High school students face Keystone Exams starting today. It will be the second year that the exams in math, science and literature will be administered.
The exams are supposed to show whether students have learned class material. A problem last year was that many students who passed the class failed the exam. As the exams become more enmeshed with curriculum, educators are using methods to place students in courses based on predictions of how they would perform on the exams.
At the Hollidaysburg Area School District, educators have collected data showing that 17 students in eighth-grade will not likely pass the biology Keystone Exam next year, even though those students are probably going to pass the class with a C. So those students who planned to take honors biology will be guided to a less advanced course instead.
"This allows the time to best prepare kids to pass the Keystones," Hollidaysburg Area Curriculum Director Francine Endler said.
Using data to align curriculum, modify instruction and help determine course selection is a frequently used practice, according to state Department of Education spokesman Tim Eller.
However, when it comes to one test deciding a student's course placement, parents like Beth Hemengway, who has a son in high school at Hollidaysburg, think the data overlook their child's desire and ability.
"The school is bullying kids into lower classes," she said.
"I have a child who's proven that he can do the work. I resent being told this is a good choice because he can't pass one test."
She said her son has carried a low B to a high C in honors algebra. She said her son's goal is to take calculus, and if it wasn't for the exam, he would be on that trajectory.
Her son is among the students who are forecast to possibly pass an honors class in a subject but fail the corresponding Keystone Exam. Opting out of honors classes would give her son more time to cover the material.
"I feel bad for the school because the state left the school no choice," Hemengway said, lamenting pressure of Keystone Exams put on districts by the state.
But it's an exam students, parents and educators want to turn out well for a few reasons. One, Keystone Exams determine whether students pass a course, regardless of passing grades earned up to that point. Also, Keystone scores are also used by the state to provide a public profile of schools' education quality.

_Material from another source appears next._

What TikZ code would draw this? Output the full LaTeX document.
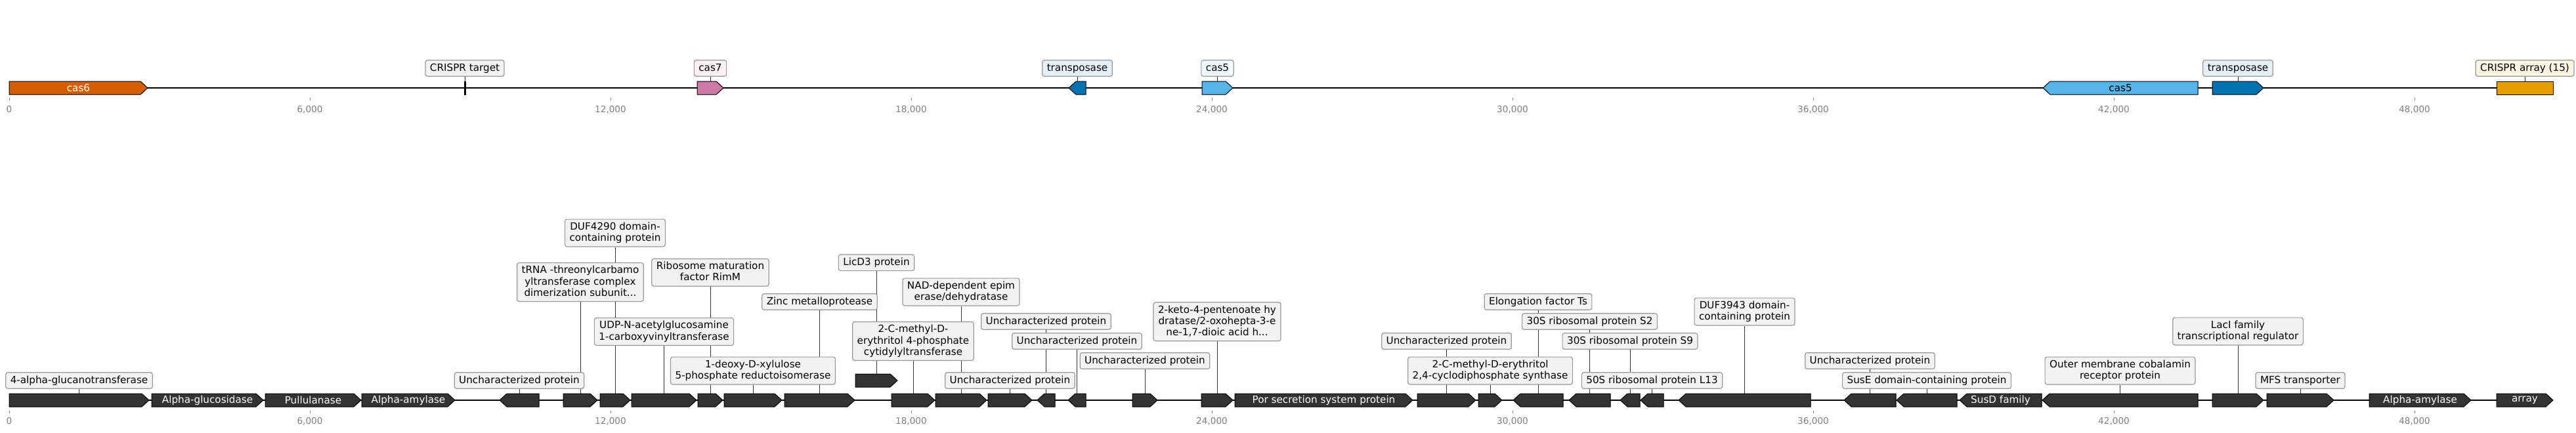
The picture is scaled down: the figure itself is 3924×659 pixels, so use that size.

The options for students who fail Keystone Exams are to be enrolled in remediation the next semester and retake the test or complete an alternative project in place of retaking a Keystone Exam.
Students choosing remediation would likely have to give up enjoyable elective courses that round out a class schedule. Instead, to stay on a trajectory for graduation, their class schedules consist of core subjects and remediation in core subjects for which they previously failed a Keystone Exam.
For students choosing to complete a project alternative to Keystone Exams, they may be uncertain of how that would look on a transcript.
At Bellwood-Antis School District, data is also used to indicate which students are not going to pass the exam.
"We know who is going to need remediation," high school Principal Lisa Hartsock said.
"Instead of pigeonholing them into lower classes," she said, the district provides extra academic help prior to the students taking the test in hopes that they will pass.
If students master certain standards, they will have a better future. That's the point of Keystone Exams, said Luke Lansberry, Altoona Area director of curriculum instruction and assessment.
"There are mindsets in school communities where we have parents and kids thinking that the only thing we do is prepare them for the state exam. I say to faculty, we need to be careful about the message we are sending. A test is one snapshot," he said."The work we do in schools is not for people in Harrisburg."
Recommendations to enroll students in courses are made because Altoona Area educators are looking out for students using a variety of assessments.
"We pride ourselves on being in tune with the needs of our learners," he said. "We want kids to succeed."